Wednesday, February 23, 2005

Eddie Vedder and I are still alive, but Pauly Shore is dead!

Hello my friends. I must offer my apologies for my lack of blogging recently, between my trip to Calgary, my youth ski trip, my tip to Edmonton to help my uncle move his mother in law, and the return of the children of the family I live with, I have had very little time to sit and collect my thoughts, and more importantly, to write them out for you!

The last week and a half has honestly been a blur, I am only now starting to recover from the long days and sleepless nights that have been crippling me since I left Vermilion to go to Calgary. Just in case you were wondering, I did have a great time in Calgary. I enjoyed my class, learned some things, and was able to see many of my Calgary friends, which was more then nice. I even met some new people, which was strange but great all at the same time. During my time in Calgary I viewed two films, which is the thrust of what I want to talk about today. I say first “The Notebook”, which was a nice, cutesy movie, that was extremely predictable, and if I had the choice I wouldn’t watch it again. There was one moment that was really sad, but I was able to contain myself and not break down and cry. The second film I watched was “Spanglish”. Monica and I went to see it in the cheap theater up in the North Eastern Quadrant of Calgary, and I was shocked to see the admission price had gone up two dollars. I was shocked and appalled. Anyway, we were a little late, and we missed the first five minutes, but I don’t think we missed much. Even if we did, it was an amazing movie. Now, this was a bloody tear jerker, more then once I had to put my hand up at the side of my face so Monica wouldn’t see the tears streaming down my face. There are some seriously emotional moments in that film, and I would recommend it to anyone!

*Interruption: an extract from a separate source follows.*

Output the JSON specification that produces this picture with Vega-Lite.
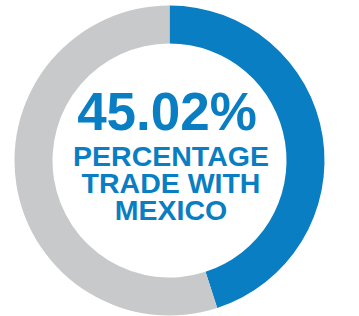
{
  "$schema": "https://vega.github.io/schema/vega-lite/v6.json",
  "width": 359,
  "height": 316,
  "autosize": {"type": "fit", "contains": "padding"},
  "padding": {"left": 0, "right": 20, "top": 5, "bottom": 0},
  "background": "white",
  "view": {"stroke": null},
  "layer": [
    {
      "data": {"values": [
        {"category": "Mexico", "value": 45.02, "idx": 1},
        {"category": "Other", "value": 54.98, "idx": 2}
      ]},
      "mark": {"type": "arc", "innerRadius": 117, "outerRadius": 155},
      "encoding": {
        "theta": {"field": "value", "type": "quantitative", "stack": true},
        "order": {"field": "idx", "type": "quantitative"},
        "color": {"field": "category", "type": "nominal", "legend": null,
          "scale": {"domain": ["Mexico", "Other"], "range": ["#0A7EC2", "#C8C9CB"]}}
      }
    },
    {
      "data": {"values": [{"label": "45.02%"}]},
      "mark": {"type": "text", "font": "Liberation Sans", "fontWeight": "bold", "fontSize": 53, "color": "#0A7EC2", "align": "center", "baseline": "alphabetic", "dy": -30.5, "dx": -2.5},
      "encoding": {"text": {"field": "label", "type": "nominal"}}
    },
    {
      "data": {"values": [{"label": ["PERCENTAGE", "TRADE WITH", "MEXICO"]}]},
      "mark": {"type": "text", "font": "Liberation Sans", "fontWeight": "bold", "fontSize": 28.5, "lineHeight": 27, "color": "#0A7EC2", "align": "center", "baseline": "alphabetic", "dy": 5.5, "dx": 1.5},
      "encoding": {"text": {"field": "label", "type": "nominal"}}
    }
  ]
}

So here is my question, if you have ever watched even a remotely sad movie with me, or if you watched a movie that is not remotely sad (Cheaper by the Dozen) with me, chances are you have seen me cry. It all started last year at school. Before last year, there was only one film that could make me cry and it was “The Patriot” starring Mel Gibson. You know the part when his little daughter comes running back to him “Daddy, I’ll say anything, I’ll say anything!” and so on, well that kills me, it always has, that was for a long time, the first and only movie able to evoke a tearful emotion out of me. Then last year, perhaps during reading week, but I think it was earlier, I began watching movies. I watched movies that were sad. I didn’t do this intentionally, but it seemed every movie that I watched (Dad, Sam I am, Forrest Gump, and like six others that I can’t remember) had my lying alone in my apartment, weeping like a women! I can’t explain it, it’s like years of pent up emotion just came flowing out and I couldn’t turn off the floodgates.

Now why would I admit something like this? Am I confused about my sexuality? No. Am I trying to pick up a girlfriend by appealing to their sensitive side? Well, no, but if you want to talk about it, I’m always open to new ideas! Am I simply trying to admit that I am not the big man that I have always made myself out to be? No. What I am getting at is, it seems like I have these emotions only for silly things like movies and one or two songs. I’ve never had anyone close to me die, so I havn’t had a chance to weep for that, I seriously don’t cry over much, I don’t weep when I think about what Christ did for me and how much he loves me, I have not wept over a teenager in my ministry yet (although I came close!), it’s like the only time I cry is while watching movies, and I wonder if that is messed up? Am I only affected by things that aren’t real? Am I cold and emotionless towards the real world and the pain and suffering contained within? I don’t know, I was just thinking about this the other day, and it seemed strange to me. What do you think? Do I need councelling?

Anyway, today’s song of the day is “Alive” by Pearl Jam. The chorus reminds everyone who is listening to the song that “I’m still alive” and that is the sentiment I want to pass on to you, my readers because I haven’t updated in a very long time. It’s also a really great song, if you like early nineties grunge rock. This is one of the anthems from that era, and it is a classic song by Pearl Jam, one of their bests. Anyway, I think I hear Kyle coming in so I am going to end now, before he sees me doing this at work. If you have the means and or the desire, check out this song, it’s a lovely one. Oh, wait, please let the record show that despite alive being one of Pearl Jam's best songs, thier actual best song is "Black", and you might as well check that one out too if you have the time.

Peace out my friends, I love you all!

Ps. I forgot to talk about leadership, oh well, you will have to wait to hear about that. Also, seriously, I cried more in Spanglish that I have ever cried in any movie! It was so intense, it is really good, you should all watch it. Maybe we’ll have a guys night and watch it without any girls around and all sit there bawling our eyes out! Sounds like a real macho night to me!